%%

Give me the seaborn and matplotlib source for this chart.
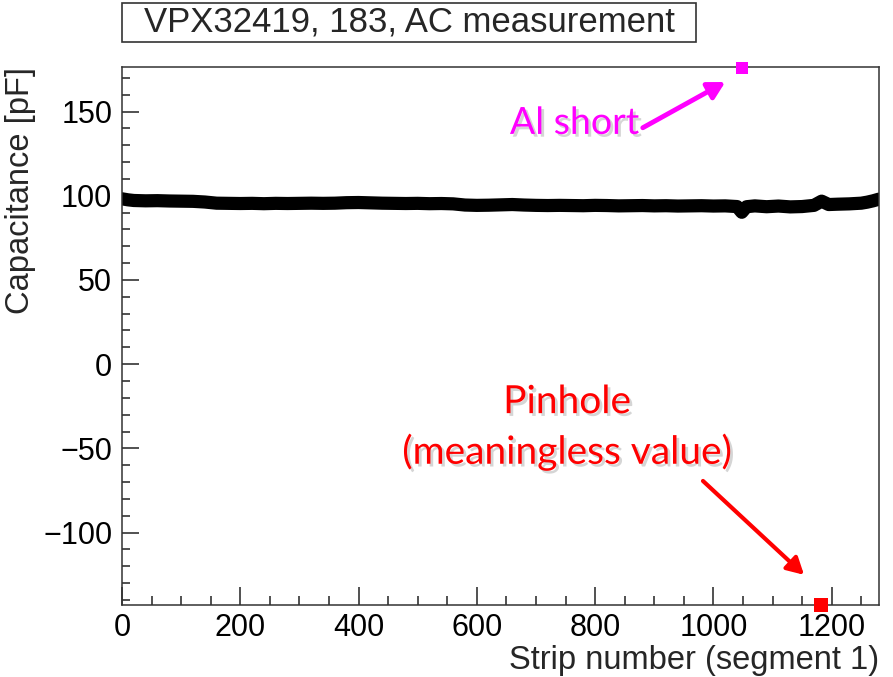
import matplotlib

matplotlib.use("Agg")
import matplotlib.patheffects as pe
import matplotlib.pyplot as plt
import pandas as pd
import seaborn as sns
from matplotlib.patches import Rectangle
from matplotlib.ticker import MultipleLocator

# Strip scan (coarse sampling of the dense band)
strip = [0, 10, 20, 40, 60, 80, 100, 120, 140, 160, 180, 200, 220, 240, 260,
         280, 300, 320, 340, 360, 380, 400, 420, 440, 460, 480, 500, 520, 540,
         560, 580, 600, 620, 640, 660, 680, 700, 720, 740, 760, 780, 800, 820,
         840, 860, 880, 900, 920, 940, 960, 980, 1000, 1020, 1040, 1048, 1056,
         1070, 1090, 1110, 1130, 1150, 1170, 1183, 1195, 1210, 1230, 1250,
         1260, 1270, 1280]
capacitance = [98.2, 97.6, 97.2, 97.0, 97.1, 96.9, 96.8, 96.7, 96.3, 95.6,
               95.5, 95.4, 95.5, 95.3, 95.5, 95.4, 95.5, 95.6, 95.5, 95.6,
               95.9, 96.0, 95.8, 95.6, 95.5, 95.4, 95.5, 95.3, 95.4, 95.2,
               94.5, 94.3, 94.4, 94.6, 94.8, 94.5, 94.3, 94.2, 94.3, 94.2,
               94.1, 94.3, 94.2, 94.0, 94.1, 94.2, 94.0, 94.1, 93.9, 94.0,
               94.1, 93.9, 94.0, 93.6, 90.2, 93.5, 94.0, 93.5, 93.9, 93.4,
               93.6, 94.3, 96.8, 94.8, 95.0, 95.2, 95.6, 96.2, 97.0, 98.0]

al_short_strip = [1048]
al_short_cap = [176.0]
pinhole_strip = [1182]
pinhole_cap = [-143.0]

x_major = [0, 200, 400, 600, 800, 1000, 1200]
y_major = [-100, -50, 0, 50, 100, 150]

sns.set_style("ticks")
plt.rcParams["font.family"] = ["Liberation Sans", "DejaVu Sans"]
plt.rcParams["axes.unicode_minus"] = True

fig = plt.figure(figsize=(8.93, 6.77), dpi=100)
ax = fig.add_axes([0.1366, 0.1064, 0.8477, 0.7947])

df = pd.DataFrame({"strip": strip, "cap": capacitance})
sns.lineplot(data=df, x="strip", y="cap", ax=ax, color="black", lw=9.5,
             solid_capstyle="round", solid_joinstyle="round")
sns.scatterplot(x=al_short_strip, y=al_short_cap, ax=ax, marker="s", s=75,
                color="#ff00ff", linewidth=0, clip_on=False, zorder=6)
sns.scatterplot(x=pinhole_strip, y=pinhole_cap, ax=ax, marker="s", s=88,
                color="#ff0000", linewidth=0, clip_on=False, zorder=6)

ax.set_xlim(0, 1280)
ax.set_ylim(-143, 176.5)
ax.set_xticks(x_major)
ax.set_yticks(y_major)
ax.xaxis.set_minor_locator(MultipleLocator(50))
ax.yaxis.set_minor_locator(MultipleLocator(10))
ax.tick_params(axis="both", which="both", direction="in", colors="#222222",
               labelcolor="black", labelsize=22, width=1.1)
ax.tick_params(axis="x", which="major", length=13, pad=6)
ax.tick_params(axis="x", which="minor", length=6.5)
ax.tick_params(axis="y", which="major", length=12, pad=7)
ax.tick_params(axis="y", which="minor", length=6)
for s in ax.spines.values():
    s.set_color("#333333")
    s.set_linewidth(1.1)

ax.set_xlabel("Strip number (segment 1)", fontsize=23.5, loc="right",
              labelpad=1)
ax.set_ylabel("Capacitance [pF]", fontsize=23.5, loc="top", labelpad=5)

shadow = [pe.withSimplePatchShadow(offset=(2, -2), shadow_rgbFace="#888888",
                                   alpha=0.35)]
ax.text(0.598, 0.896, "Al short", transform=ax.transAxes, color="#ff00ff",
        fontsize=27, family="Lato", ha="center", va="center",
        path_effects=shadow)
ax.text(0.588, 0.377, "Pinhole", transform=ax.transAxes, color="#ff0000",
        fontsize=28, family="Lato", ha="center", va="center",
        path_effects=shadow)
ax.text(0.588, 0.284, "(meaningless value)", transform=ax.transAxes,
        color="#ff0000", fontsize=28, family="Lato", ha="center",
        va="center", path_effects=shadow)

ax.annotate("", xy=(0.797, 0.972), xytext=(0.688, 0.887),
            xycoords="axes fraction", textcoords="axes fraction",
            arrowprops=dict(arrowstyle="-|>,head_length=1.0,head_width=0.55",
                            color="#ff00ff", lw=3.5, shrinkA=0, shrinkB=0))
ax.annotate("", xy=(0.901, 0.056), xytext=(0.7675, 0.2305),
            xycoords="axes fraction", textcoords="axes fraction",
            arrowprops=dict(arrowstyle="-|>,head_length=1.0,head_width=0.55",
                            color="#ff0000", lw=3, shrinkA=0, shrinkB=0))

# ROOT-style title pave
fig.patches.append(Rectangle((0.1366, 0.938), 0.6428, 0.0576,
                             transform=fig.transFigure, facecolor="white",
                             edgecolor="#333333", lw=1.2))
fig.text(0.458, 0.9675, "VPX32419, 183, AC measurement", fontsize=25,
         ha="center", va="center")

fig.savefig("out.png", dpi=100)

%%

### EXERCISE REQUIREMENTS
Working from the material above, transcribe it exactly while omitting pictures.

### FINAL RESULT
Give me the seaborn and matplotlib source for this chart.
import matplotlib

matplotlib.use("Agg")
import matplotlib.patheffects as pe
import matplotlib.pyplot as plt
import pandas as pd
import seaborn as sns
from matplotlib.patches import Rectangle
from matplotlib.ticker import MultipleLocator

# Strip scan (coarse sampling of the dense band)
strip = [0, 10, 20, 40, 60, 80, 100, 120, 140, 160, 180, 200, 220, 240, 260,
         280, 300, 320, 340, 360, 380, 400, 420, 440, 460, 480, 500, 520, 540,
         560, 580, 600, 620, 640, 660, 680, 700, 720, 740, 760, 780, 800, 820,
         840, 860, 880, 900, 920, 940, 960, 980, 1000, 1020, 1040, 1048, 1056,
         1070, 1090, 1110, 1130, 1150, 1170, 1183, 1195, 1210, 1230, 1250,
         1260, 1270, 1280]
capacitance = [98.2, 97.6, 97.2, 97.0, 97.1, 96.9, 96.8, 96.7, 96.3, 95.6,
               95.5, 95.4, 95.5, 95.3, 95.5, 95.4, 95.5, 95.6, 95.5, 95.6,
               95.9, 96.0, 95.8, 95.6, 95.5, 95.4, 95.5, 95.3, 95.4, 95.2,
               94.5, 94.3, 94.4, 94.6, 94.8, 94.5, 94.3, 94.2, 94.3, 94.2,
               94.1, 94.3, 94.2, 94.0, 94.1, 94.2, 94.0, 94.1, 93.9, 94.0,
               94.1, 93.9, 94.0, 93.6, 90.2, 93.5, 94.0, 93.5, 93.9, 93.4,
               93.6, 94.3, 96.8, 94.8, 95.0, 95.2, 95.6, 96.2, 97.0, 98.0]

al_short_strip = [1048]
al_short_cap = [176.0]
pinhole_strip = [1182]
pinhole_cap = [-143.0]

x_major = [0, 200, 400, 600, 800, 1000, 1200]
y_major = [-100, -50, 0, 50, 100, 150]

sns.set_style("ticks")
plt.rcParams["font.family"] = ["Liberation Sans", "DejaVu Sans"]
plt.rcParams["axes.unicode_minus"] = True

fig = plt.figure(figsize=(8.93, 6.77), dpi=100)
ax = fig.add_axes([0.1366, 0.1064, 0.8477, 0.7947])

df = pd.DataFrame({"strip": strip, "cap": capacitance})
sns.lineplot(data=df, x="strip", y="cap", ax=ax, color="black", lw=9.5,
             solid_capstyle="round", solid_joinstyle="round")
sns.scatterplot(x=al_short_strip, y=al_short_cap, ax=ax, marker="s", s=75,
                color="#ff00ff", linewidth=0, clip_on=False, zorder=6)
sns.scatterplot(x=pinhole_strip, y=pinhole_cap, ax=ax, marker="s", s=88,
                color="#ff0000", linewidth=0, clip_on=False, zorder=6)

ax.set_xlim(0, 1280)
ax.set_ylim(-143, 176.5)
ax.set_xticks(x_major)
ax.set_yticks(y_major)
ax.xaxis.set_minor_locator(MultipleLocator(50))
ax.yaxis.set_minor_locator(MultipleLocator(10))
ax.tick_params(axis="both", which="both", direction="in", colors="#222222",
               labelcolor="black", labelsize=22, width=1.1)
ax.tick_params(axis="x", which="major", length=13, pad=6)
ax.tick_params(axis="x", which="minor", length=6.5)
ax.tick_params(axis="y", which="major", length=12, pad=7)
ax.tick_params(axis="y", which="minor", length=6)
for s in ax.spines.values():
    s.set_color("#333333")
    s.set_linewidth(1.1)

ax.set_xlabel("Strip number (segment 1)", fontsize=23.5, loc="right",
              labelpad=1)
ax.set_ylabel("Capacitance [pF]", fontsize=23.5, loc="top", labelpad=5)

shadow = [pe.withSimplePatchShadow(offset=(2, -2), shadow_rgbFace="#888888",
                                   alpha=0.35)]
ax.text(0.598, 0.896, "Al short", transform=ax.transAxes, color="#ff00ff",
        fontsize=27, family="Lato", ha="center", va="center",
        path_effects=shadow)
ax.text(0.588, 0.377, "Pinhole", transform=ax.transAxes, color="#ff0000",
        fontsize=28, family="Lato", ha="center", va="center",
        path_effects=shadow)
ax.text(0.588, 0.284, "(meaningless value)", transform=ax.transAxes,
        color="#ff0000", fontsize=28, family="Lato", ha="center",
        va="center", path_effects=shadow)

ax.annotate("", xy=(0.797, 0.972), xytext=(0.688, 0.887),
            xycoords="axes fraction", textcoords="axes fraction",
            arrowprops=dict(arrowstyle="-|>,head_length=1.0,head_width=0.55",
                            color="#ff00ff", lw=3.5, shrinkA=0, shrinkB=0))
ax.annotate("", xy=(0.901, 0.056), xytext=(0.7675, 0.2305),
            xycoords="axes fraction", textcoords="axes fraction",
            arrowprops=dict(arrowstyle="-|>,head_length=1.0,head_width=0.55",
                            color="#ff0000", lw=3, shrinkA=0, shrinkB=0))

# ROOT-style title pave
fig.patches.append(Rectangle((0.1366, 0.938), 0.6428, 0.0576,
                             transform=fig.transFigure, facecolor="white",
                             edgecolor="#333333", lw=1.2))
fig.text(0.458, 0.9675, "VPX32419, 183, AC measurement", fontsize=25,
         ha="center", va="center")

fig.savefig("out.png", dpi=100)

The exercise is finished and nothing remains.